WRITTEN TASK:
All lines in the data bearing the string "matplotlib" should be identified and copied.

DATA TO PROCESS:
>>>>

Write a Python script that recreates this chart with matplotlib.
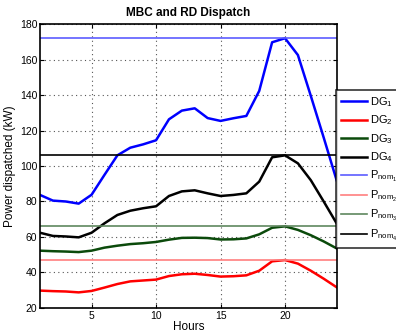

<<<<
>>>>

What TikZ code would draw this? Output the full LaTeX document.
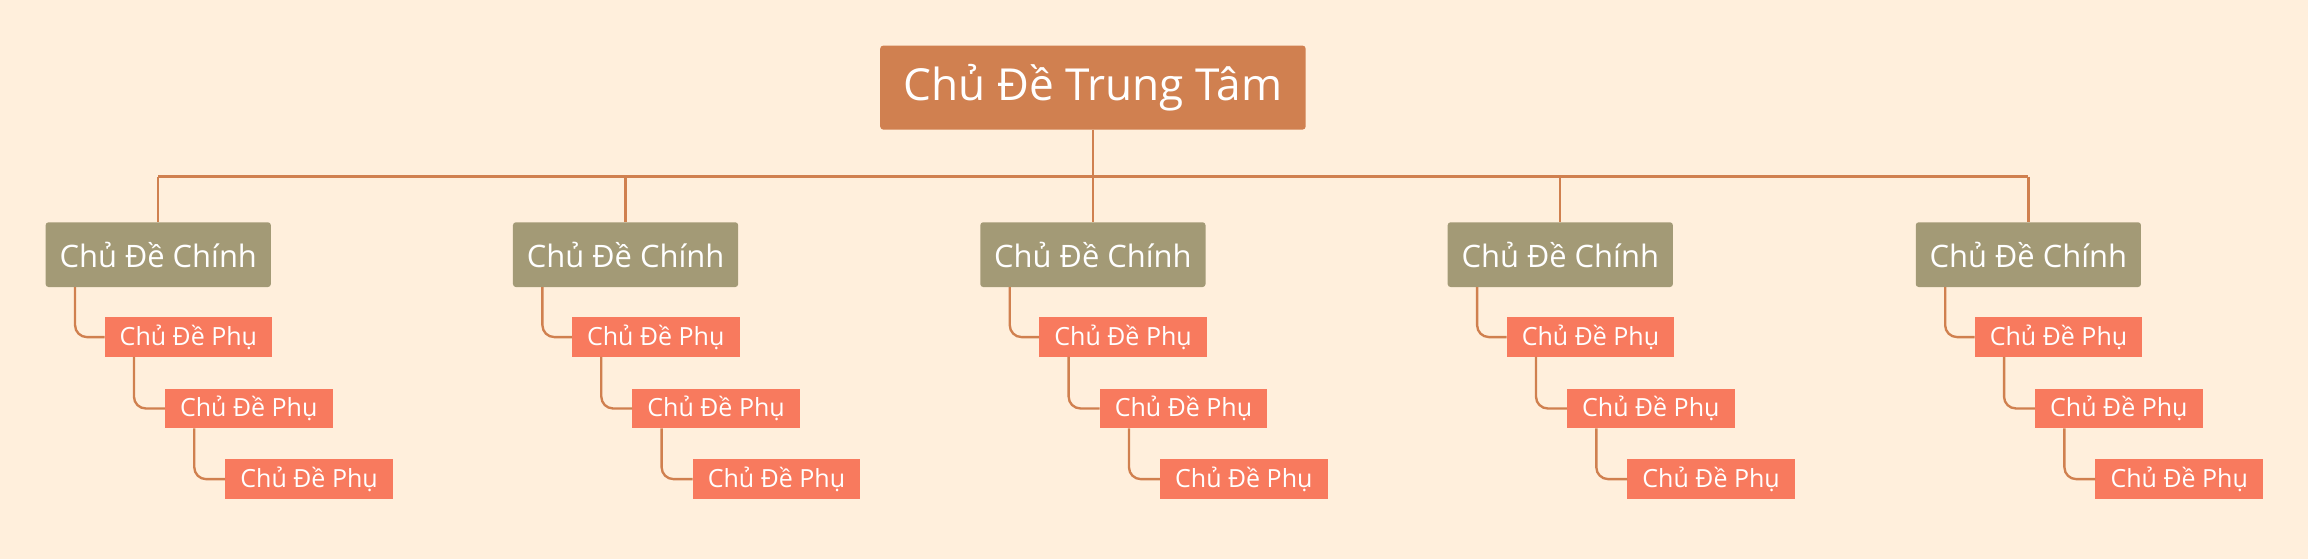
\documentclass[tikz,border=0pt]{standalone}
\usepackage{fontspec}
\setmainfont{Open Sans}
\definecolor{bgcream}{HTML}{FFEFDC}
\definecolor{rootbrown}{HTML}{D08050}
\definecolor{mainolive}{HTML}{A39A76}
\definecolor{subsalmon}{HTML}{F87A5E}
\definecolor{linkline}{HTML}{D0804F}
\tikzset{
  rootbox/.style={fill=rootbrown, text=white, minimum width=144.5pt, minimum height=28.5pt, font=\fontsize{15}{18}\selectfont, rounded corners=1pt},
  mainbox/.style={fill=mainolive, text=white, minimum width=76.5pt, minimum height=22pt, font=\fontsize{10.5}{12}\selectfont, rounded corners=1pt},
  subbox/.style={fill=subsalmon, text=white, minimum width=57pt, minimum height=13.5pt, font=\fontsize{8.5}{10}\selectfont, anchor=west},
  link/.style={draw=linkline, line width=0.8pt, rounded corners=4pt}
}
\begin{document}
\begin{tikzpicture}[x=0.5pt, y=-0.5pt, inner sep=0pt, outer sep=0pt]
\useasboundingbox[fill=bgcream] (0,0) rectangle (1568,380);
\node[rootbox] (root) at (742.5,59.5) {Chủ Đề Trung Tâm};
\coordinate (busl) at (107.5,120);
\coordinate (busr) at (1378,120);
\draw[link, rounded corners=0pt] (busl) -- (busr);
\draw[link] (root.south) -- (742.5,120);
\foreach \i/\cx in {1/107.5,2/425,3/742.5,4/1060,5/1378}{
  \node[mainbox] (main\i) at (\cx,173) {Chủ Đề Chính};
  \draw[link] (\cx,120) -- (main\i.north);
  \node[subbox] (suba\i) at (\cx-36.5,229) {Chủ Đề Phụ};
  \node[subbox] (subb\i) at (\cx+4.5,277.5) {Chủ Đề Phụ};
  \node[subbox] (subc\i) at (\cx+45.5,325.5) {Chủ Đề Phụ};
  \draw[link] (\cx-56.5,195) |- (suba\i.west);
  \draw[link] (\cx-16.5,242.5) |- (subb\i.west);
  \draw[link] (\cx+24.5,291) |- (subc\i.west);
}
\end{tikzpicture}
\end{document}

<<<<
>>>>

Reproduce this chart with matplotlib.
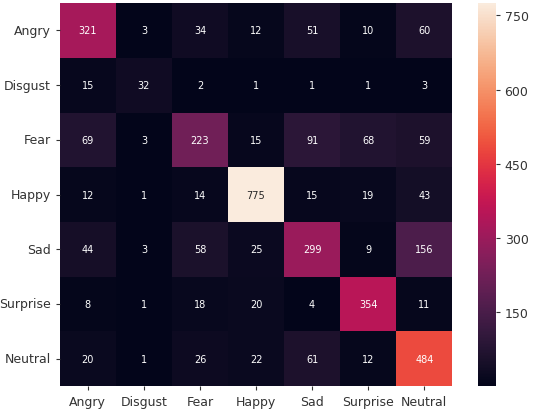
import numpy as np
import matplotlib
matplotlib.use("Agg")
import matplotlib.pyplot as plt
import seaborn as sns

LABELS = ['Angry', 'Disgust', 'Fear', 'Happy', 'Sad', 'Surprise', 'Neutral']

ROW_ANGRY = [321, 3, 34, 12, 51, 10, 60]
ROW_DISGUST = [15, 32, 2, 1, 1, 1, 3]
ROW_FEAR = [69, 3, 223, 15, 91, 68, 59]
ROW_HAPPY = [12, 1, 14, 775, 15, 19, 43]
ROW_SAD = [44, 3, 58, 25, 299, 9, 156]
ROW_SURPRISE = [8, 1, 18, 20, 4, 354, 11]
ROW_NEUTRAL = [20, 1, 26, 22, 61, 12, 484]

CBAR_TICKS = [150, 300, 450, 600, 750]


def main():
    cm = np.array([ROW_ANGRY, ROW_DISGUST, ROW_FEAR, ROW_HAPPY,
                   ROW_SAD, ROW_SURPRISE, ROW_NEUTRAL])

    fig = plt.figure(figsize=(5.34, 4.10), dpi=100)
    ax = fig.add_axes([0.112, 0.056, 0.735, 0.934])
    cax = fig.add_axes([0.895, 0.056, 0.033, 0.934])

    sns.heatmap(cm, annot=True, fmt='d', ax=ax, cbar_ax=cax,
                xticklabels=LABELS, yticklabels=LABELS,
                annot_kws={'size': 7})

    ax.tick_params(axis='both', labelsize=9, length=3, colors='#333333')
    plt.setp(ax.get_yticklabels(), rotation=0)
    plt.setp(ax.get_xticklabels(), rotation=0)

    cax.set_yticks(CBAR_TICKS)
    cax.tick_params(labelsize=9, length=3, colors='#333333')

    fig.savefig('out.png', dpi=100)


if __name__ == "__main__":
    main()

<<<<

ANSWER TO THIS PROBLEM:
Write a Python script that recreates this chart with matplotlib.
Reproduce this chart with matplotlib.
import matplotlib
matplotlib.use("Agg")
import matplotlib.pyplot as plt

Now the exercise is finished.